The Contemporary Room
The installation sited in what was formerly a maids room, clearly displays the collision between industry and domesticity. For example we could think of Robert Ropner’s shipbuilding industry that funded his lavish domestic arrangements, or Tony Charles’ own roles as a steel fabricator and house worker. Tassels made of steel cable, a mat made of 8mm steel, a video of a fire created by burning steel wool, signify a duality of home and work, and the way one impacted on the other.

Anachronism
The installation in the anteroom is a reflection on the act of looking itself, encouraging an active and investigative contemplation on the relationship between past and present. A video in an adjacent doorway of Victorians looking at a display case containing a rusted tassel –‘Early Twenty First Century Artefact’- plus the reality of us modern spectators looking at the same object in a different room, make a powerful comment on how we view history; the ways in which a multitude of objects with living functions become still and dead museum specimens; for example the redundant tools of the shipbuilding and steel industries.

Conclusion
In conclusion we might think about museum display itself.

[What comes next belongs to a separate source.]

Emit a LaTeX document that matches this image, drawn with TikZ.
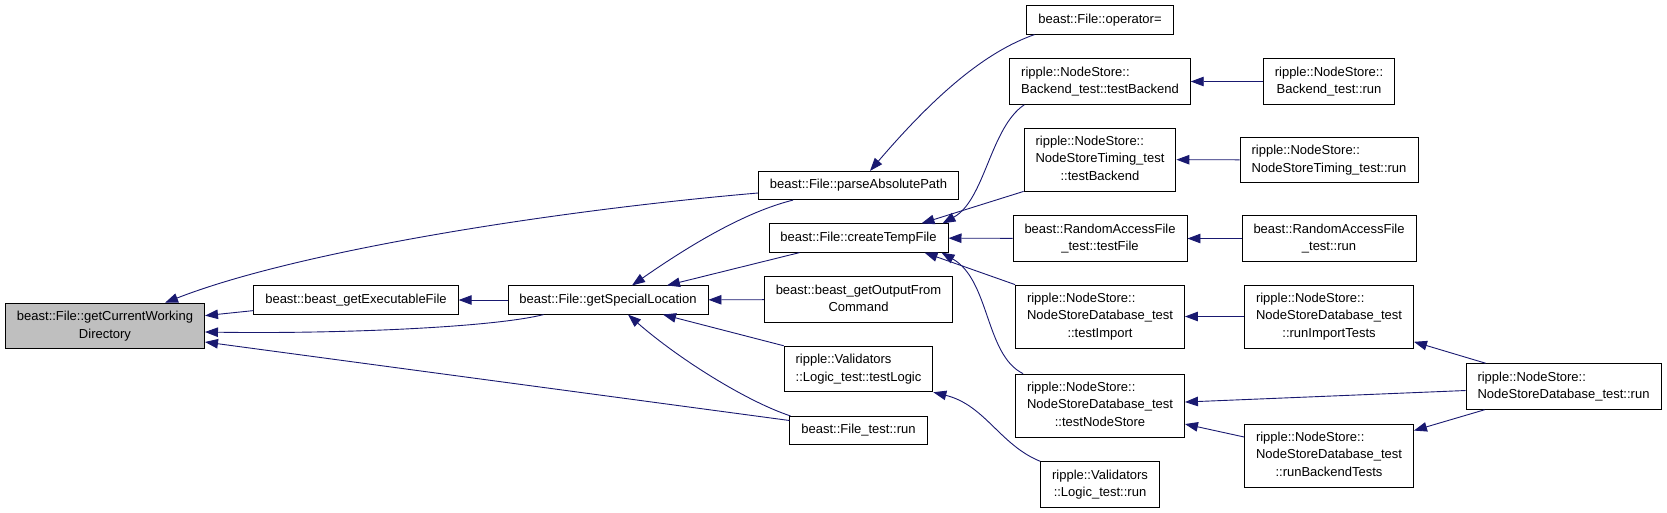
\documentclass[tikz,border=0pt]{standalone}
\usepackage{fontspec}
\setmainfont{Liberation Sans}
\usepackage{tikz}
\usetikzlibrary{arrows.meta}
\definecolor{edgeblue}{HTML}{191970}
\definecolor{rootgray}{HTML}{BFBFBF}
% first lines left, last line centred
\newcommand{\fnlabel}[2]{\begin{tabular}{@{}l@{}}#1\\\multicolumn{1}{@{}c@{}}{#2}\end{tabular}}

\begin{document}
\begin{tikzpicture}[
  x=1pt, y=-1pt,
  font=\fontsize{13}{17.3}\selectfont,
  fn/.style={draw=black, fill=white, line width=0.9pt, inner xsep=11.5pt, inner ysep=5.5pt},
  rootfn/.style={fn, fill=rootgray},
  call/.style={draw=edgeblue, line width=0.9pt, -{Triangle[length=13pt,width=9.5pt]}}
]
\useasboundingbox (0,0) rectangle (1667,512);
\node[rootfn] (cwd) at (105,326) {\fnlabel{beast::File::getCurrentWorking}{Directory}};
\node[fn] (exefile) at (356,300) {\strut beast::beast\_getExecutableFile};
\node[fn] (specloc) at (608,300) {\strut beast::File::getSpecialLocation};
\node[fn] (parsepath) at (858.5,185.5) {\strut beast::File::parseAbsolutePath};
\node[fn] (tempfile) at (858.5,238) {\strut beast::File::createTempFile};
\node[fn] (outputcmd) at (858.5,299.5) {\fnlabel{beast::beast\_getOutputFrom}{Command}};
\node[fn] (testlogic) at (858.5,369) {\fnlabel{ripple::Validators}{::Logic\_test::testLogic}};
\node[fn] (filetestrun) at (858.5,430.5) {\strut beast::File\_test::run};
\node[fn] (opassign) at (1100,20) {\strut beast::File::operator=};
\node[fn] (backendtest) at (1100,81.5) {\fnlabel{ripple::NodeStore::}{Backend\_test::testBackend}};
\node[fn] (timingtest) at (1100,159.5) {\fnlabel{ripple::NodeStore::\\NodeStoreTiming\_test}{::testBackend}};
\node[fn] (rafiletest) at (1100,238.5) {\fnlabel{beast::RandomAccessFile}{\_test::testFile}};
\node[fn] (testimport) at (1100,316.5) {\fnlabel{ripple::NodeStore::\\NodeStoreDatabase\_test}{::testImport}};
\node[fn] (testnodestore) at (1100,405.5) {\fnlabel{ripple::NodeStore::\\NodeStoreDatabase\_test}{::testNodeStore}};
\node[fn] (logicrun) at (1100,484.5) {\fnlabel{ripple::Validators}{::Logic\_test::run}};
\node[fn] (backendrun) at (1329,81.5) {\fnlabel{ripple::NodeStore::}{Backend\_test::run}};
\node[fn] (timingrun) at (1329,160) {\fnlabel{ripple::NodeStore::}{NodeStoreTiming\_test::run}};
\node[fn] (rafilerun) at (1329,238.5) {\fnlabel{beast::RandomAccessFile}{\_test::run}};
\node[fn] (runimport) at (1329,316.5) {\fnlabel{ripple::NodeStore::\\NodeStoreDatabase\_test}{::runImportTests}};
\node[fn] (runbackend) at (1329,455.5) {\fnlabel{ripple::NodeStore::\\NodeStoreDatabase\_test}{::runBackendTests}};
\node[fn] (dbrun) at (1563.5,386.5) {\fnlabel{ripple::NodeStore::}{NodeStoreDatabase\_test::run}};

% callers of getCurrentWorkingDirectory
\draw[call] ([yshift=-7.5pt]parsepath.west) .. controls (560,210) and (300,250) .. ([xshift=60pt]cwd.north);
\draw[call] (exefile) -- (cwd);
\draw[call] ([xshift=36pt]specloc.south west) .. controls (490,328) and (330,334) .. ([yshift=-6pt]cwd.east);
\draw[call] ([yshift=10pt]filetestrun.west) -- ([yshift=-16pt]cwd.east);
% callers of getSpecialLocation
\draw[call] (specloc) -- (exefile);
\draw[call] ([xshift=35pt]parsepath.south west) .. controls (745,212) and (690,245) .. ([xshift=24pt]specloc.north);
\draw[call] (tempfile) -- (specloc);
\draw[call] (outputcmd) -- (specloc);
\draw[call] (testlogic.north west) -- ([xshift=55pt]specloc.south);
\draw[call] ([xshift=1pt]filetestrun.north west) .. controls (748,402) and (680,360) .. ([xshift=20pt]specloc.south);
% next rank
\draw[call] ([xshift=8pt]opassign.south west) .. controls (985,52) and (935,95) .. ([xshift=11.5pt]parsepath.north);
\draw[call] ([xshift=15pt]backendtest.south west) .. controls (990,128) and (985,200) .. ([xshift=-6pt]tempfile.north east);
\draw[call] (timingtest.south west) -- ([xshift=-27pt]tempfile.north east);
\draw[call] (rafiletest) -- (tempfile);
\draw[call] (testimport.north west) -- ([xshift=-24pt]tempfile.south east);
\draw[call] ([xshift=8pt]testnodestore.north west) .. controls (985,355) and (990,280) .. ([xshift=-7pt]tempfile.south east);
\draw[call] (logicrun.north west) .. controls (1000,445) and (985,405) .. (testlogic.south east);
% test runners
\draw[call] (backendrun) -- (backendtest);
\draw[call] (timingrun) -- (timingtest);
\draw[call] (rafilerun) -- (rafiletest);
\draw[call] (runimport) -- (testimport);
\draw[call] (runbackend) -- (testnodestore);
\draw[call] (dbrun) -- (testnodestore);
\draw[call] (dbrun) -- (runimport);
\draw[call] (dbrun) -- (runbackend);
\end{tikzpicture}
\end{document}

The purpose of museums and galleries is educative, but often they offer a rosy view of the past. In so doing they may paper over its harshness. Could the materials used in these installations act as a metaphor for the hardness and difficulties of those that serviced the Ropner family, or even the harshness of Robert Ropner’s early life? A stowaway, he entered the country as an illegal immigrant, but his shipbuilding and business skills brought vast wealth and work to the North East. This suggests a more positive way of thinking about immigration, a counterbalance to current attitudes.
Whatever the artist’s intentions, it is you, the viewer, who creates meanings for these installations. Use the above text as a starting point only, a way into the works. Bring your own life experience, your own history to them, and make your own connections. Enjoy the experience of interacting with the art.
Josie Bland, Writer in History and Theory of Art.